- Founded: 1961
- Dissolved: 1980
- Split from: German Party (1947)
- Succeeded by: German Party (1993)
- Ideology: National conservatism
- Political position: Right-wing to Far-right

= German Party (1961) =

Political party in West Germany (1961–1980)

The German Party was a minor conservative party active in West Germany between 1961 and 1980.

It was founded by former members of the conservative German Party founded in 1947 who were dissatisfied with its failure to gain electoral representation after their merger with the refugees' party the All-German Bloc/League of Expellees and Deprived of Rights.

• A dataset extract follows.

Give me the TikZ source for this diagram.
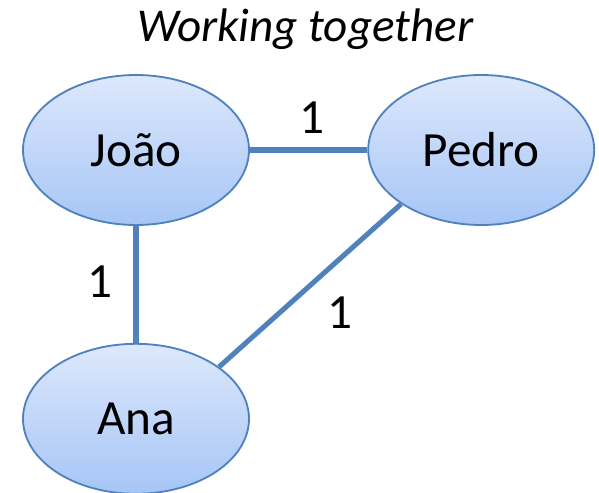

The newly formed German Party contested the state election of Lower Saxony in 1963. However, with 2.7 per cent of the vote (as compared to the "old" party's 12.3 per cent in 1959) it failed to win representation. Cut off from the conservative mainstream a number of German Party's functionaries participated in the foundation of the far-right National Democratic Party. Party activist Friedrich Thielen was chosen as the leader of the new party but was ousted in 1967 by Adolf von Thadden.

Thielen left, as he felt von Thadden was too sympathetic to Nazism, and tried to re-found the German Party. However the new incarnation failed to become even a local force and ceased to operate as a political party in 1980.

==Bibliography==
- André Freudenberg: Freiheitlich-konservative Kleinparteien im wiedervereinigten Deutschland: Bund Freier Bürger, Deutsche Partei, Deutsche Soziale Union, Partei Rechtsstaatlicher Offensive. Leipzig: Engelsdorfer Verlag, 2009, ISBN 3-86901-228-5.